[Dataset entries]

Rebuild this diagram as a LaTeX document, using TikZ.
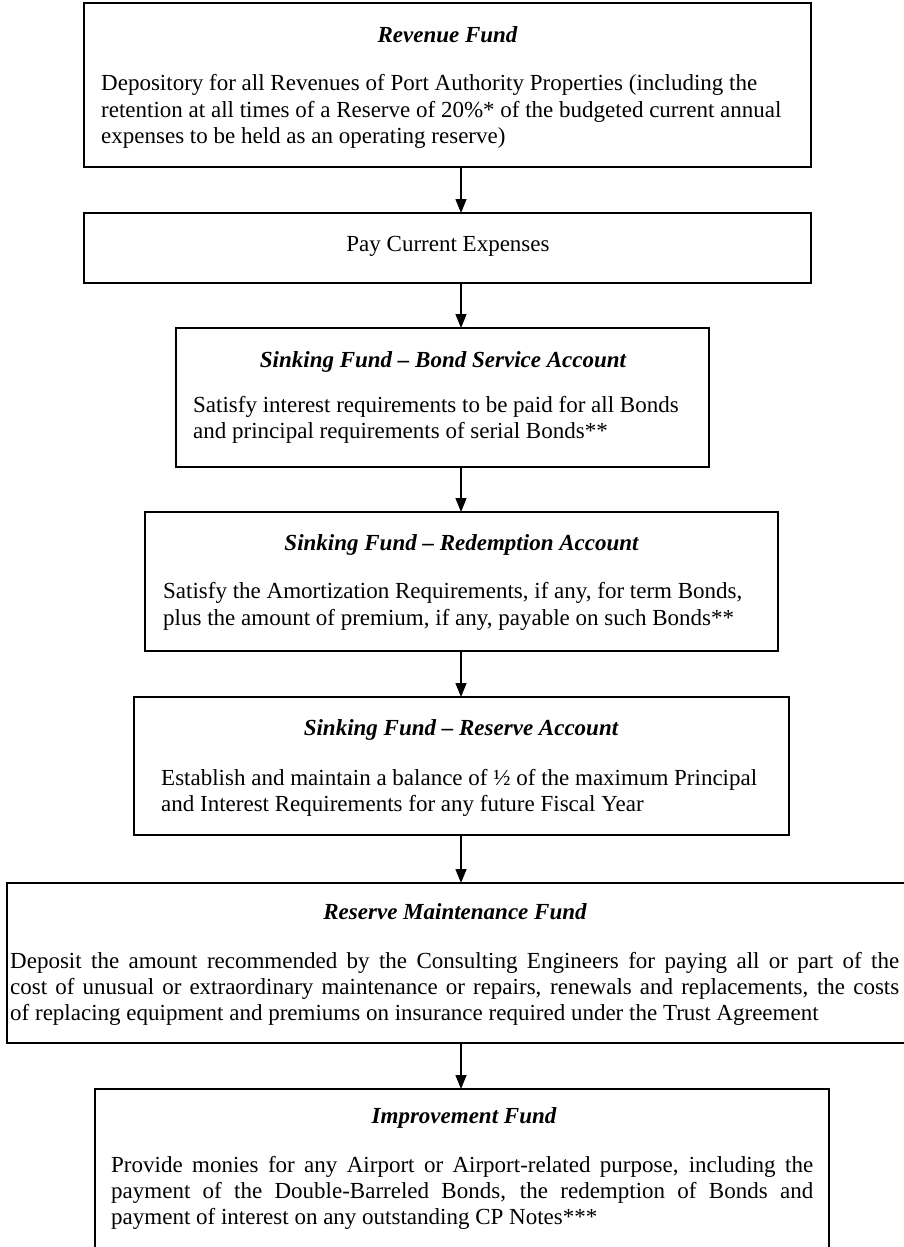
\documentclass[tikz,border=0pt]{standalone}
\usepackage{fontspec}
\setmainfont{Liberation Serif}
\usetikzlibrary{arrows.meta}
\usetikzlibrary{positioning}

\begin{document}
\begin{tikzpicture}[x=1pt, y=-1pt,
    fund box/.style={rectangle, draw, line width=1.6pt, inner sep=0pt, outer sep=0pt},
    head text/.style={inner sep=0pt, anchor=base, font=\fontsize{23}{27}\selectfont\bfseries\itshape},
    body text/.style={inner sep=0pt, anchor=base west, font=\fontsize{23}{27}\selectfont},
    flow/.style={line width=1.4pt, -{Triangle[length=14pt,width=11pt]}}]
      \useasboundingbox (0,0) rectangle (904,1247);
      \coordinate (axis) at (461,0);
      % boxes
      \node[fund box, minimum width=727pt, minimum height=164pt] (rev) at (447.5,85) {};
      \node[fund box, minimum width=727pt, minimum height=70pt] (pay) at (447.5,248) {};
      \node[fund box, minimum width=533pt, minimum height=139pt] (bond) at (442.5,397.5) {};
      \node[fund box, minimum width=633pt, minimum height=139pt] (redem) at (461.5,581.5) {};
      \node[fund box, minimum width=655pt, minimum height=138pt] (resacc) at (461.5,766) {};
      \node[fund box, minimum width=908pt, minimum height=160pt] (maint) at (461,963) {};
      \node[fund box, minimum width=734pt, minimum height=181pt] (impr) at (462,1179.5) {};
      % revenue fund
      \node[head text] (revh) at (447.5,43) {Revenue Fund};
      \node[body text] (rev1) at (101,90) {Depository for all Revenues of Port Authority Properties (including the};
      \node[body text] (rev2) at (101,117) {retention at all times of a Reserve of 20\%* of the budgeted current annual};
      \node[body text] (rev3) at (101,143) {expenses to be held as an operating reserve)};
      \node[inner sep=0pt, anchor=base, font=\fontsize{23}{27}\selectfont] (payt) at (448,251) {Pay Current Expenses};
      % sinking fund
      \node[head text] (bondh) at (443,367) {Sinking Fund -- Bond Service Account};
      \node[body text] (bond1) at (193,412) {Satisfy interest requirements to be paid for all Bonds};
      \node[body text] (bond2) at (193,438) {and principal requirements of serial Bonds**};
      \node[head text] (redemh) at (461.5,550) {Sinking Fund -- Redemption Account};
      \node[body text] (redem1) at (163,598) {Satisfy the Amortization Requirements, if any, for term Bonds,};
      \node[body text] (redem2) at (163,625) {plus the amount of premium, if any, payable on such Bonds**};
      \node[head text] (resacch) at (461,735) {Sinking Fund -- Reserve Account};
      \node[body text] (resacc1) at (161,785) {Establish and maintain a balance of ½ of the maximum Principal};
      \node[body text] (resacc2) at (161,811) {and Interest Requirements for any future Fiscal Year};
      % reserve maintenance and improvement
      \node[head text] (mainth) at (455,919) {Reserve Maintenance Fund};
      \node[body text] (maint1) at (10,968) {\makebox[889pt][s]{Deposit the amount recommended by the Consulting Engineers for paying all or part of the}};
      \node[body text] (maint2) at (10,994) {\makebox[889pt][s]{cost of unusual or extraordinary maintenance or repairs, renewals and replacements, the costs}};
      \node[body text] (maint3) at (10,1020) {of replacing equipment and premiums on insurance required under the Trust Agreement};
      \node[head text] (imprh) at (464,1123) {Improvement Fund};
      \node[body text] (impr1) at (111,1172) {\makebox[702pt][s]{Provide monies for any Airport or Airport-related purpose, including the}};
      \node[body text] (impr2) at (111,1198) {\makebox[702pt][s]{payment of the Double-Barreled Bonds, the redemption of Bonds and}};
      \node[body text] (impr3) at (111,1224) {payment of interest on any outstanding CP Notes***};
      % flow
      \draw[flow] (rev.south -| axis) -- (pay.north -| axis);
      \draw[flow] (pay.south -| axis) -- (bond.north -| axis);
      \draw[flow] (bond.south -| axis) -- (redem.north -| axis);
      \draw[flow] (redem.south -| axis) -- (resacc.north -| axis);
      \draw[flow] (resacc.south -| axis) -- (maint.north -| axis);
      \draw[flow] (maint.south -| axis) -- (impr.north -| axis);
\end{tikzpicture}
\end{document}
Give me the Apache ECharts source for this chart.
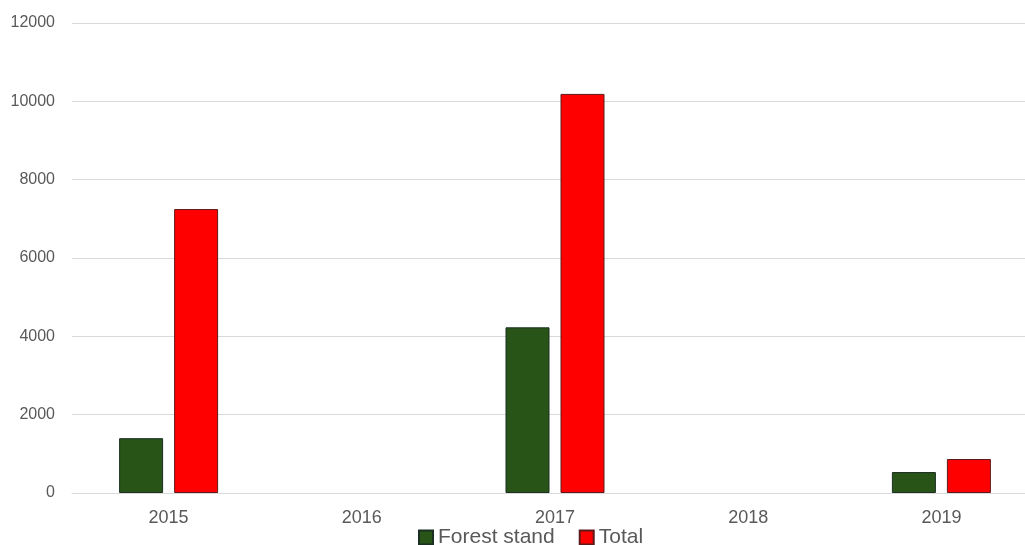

* Set problem: Output every entry exactly as given; pictures are not part of the copy.

* Output of the exercise:
Rebuild this diagram as a LaTeX document, using TikZ.
\documentclass[tikz,border=0pt]{standalone}
\usepackage{fontspec}
\setmainfont{Liberation Serif}
\usetikzlibrary{arrows.meta}
\usetikzlibrary{positioning}

\begin{document}
\begin{tikzpicture}[x=1pt, y=-1pt,
    fund box/.style={rectangle, draw, line width=1.6pt, inner sep=0pt, outer sep=0pt},
    head text/.style={inner sep=0pt, anchor=base, font=\fontsize{23}{27}\selectfont\bfseries\itshape},
    body text/.style={inner sep=0pt, anchor=base west, font=\fontsize{23}{27}\selectfont},
    flow/.style={line width=1.4pt, -{Triangle[length=14pt,width=11pt]}}]
      \useasboundingbox (0,0) rectangle (904,1247);
      \coordinate (axis) at (461,0);
      % boxes
      \node[fund box, minimum width=727pt, minimum height=164pt] (rev) at (447.5,85) {};
      \node[fund box, minimum width=727pt, minimum height=70pt] (pay) at (447.5,248) {};
      \node[fund box, minimum width=533pt, minimum height=139pt] (bond) at (442.5,397.5) {};
      \node[fund box, minimum width=633pt, minimum height=139pt] (redem) at (461.5,581.5) {};
      \node[fund box, minimum width=655pt, minimum height=138pt] (resacc) at (461.5,766) {};
      \node[fund box, minimum width=908pt, minimum height=160pt] (maint) at (461,963) {};
      \node[fund box, minimum width=734pt, minimum height=181pt] (impr) at (462,1179.5) {};
      % revenue fund
      \node[head text] (revh) at (447.5,43) {Revenue Fund};
      \node[body text] (rev1) at (101,90) {Depository for all Revenues of Port Authority Properties (including the};
      \node[body text] (rev2) at (101,117) {retention at all times of a Reserve of 20\%* of the budgeted current annual};
      \node[body text] (rev3) at (101,143) {expenses to be held as an operating reserve)};
      \node[inner sep=0pt, anchor=base, font=\fontsize{23}{27}\selectfont] (payt) at (448,251) {Pay Current Expenses};
      % sinking fund
      \node[head text] (bondh) at (443,367) {Sinking Fund -- Bond Service Account};
      \node[body text] (bond1) at (193,412) {Satisfy interest requirements to be paid for all Bonds};
      \node[body text] (bond2) at (193,438) {and principal requirements of serial Bonds**};
      \node[head text] (redemh) at (461.5,550) {Sinking Fund -- Redemption Account};
      \node[body text] (redem1) at (163,598) {Satisfy the Amortization Requirements, if any, for term Bonds,};
      \node[body text] (redem2) at (163,625) {plus the amount of premium, if any, payable on such Bonds**};
      \node[head text] (resacch) at (461,735) {Sinking Fund -- Reserve Account};
      \node[body text] (resacc1) at (161,785) {Establish and maintain a balance of ½ of the maximum Principal};
      \node[body text] (resacc2) at (161,811) {and Interest Requirements for any future Fiscal Year};
      % reserve maintenance and improvement
      \node[head text] (mainth) at (455,919) {Reserve Maintenance Fund};
      \node[body text] (maint1) at (10,968) {\makebox[889pt][s]{Deposit the amount recommended by the Consulting Engineers for paying all or part of the}};
      \node[body text] (maint2) at (10,994) {\makebox[889pt][s]{cost of unusual or extraordinary maintenance or repairs, renewals and replacements, the costs}};
      \node[body text] (maint3) at (10,1020) {of replacing equipment and premiums on insurance required under the Trust Agreement};
      \node[head text] (imprh) at (464,1123) {Improvement Fund};
      \node[body text] (impr1) at (111,1172) {\makebox[702pt][s]{Provide monies for any Airport or Airport-related purpose, including the}};
      \node[body text] (impr2) at (111,1198) {\makebox[702pt][s]{payment of the Double-Barreled Bonds, the redemption of Bonds and}};
      \node[body text] (impr3) at (111,1224) {payment of interest on any outstanding CP Notes***};
      % flow
      \draw[flow] (rev.south -| axis) -- (pay.north -| axis);
      \draw[flow] (pay.south -| axis) -- (bond.north -| axis);
      \draw[flow] (bond.south -| axis) -- (redem.north -| axis);
      \draw[flow] (redem.south -| axis) -- (resacc.north -| axis);
      \draw[flow] (resacc.south -| axis) -- (maint.north -| axis);
      \draw[flow] (maint.south -| axis) -- (impr.north -| axis);
\end{tikzpicture}
\end{document}
Give me the Apache ECharts source for this chart.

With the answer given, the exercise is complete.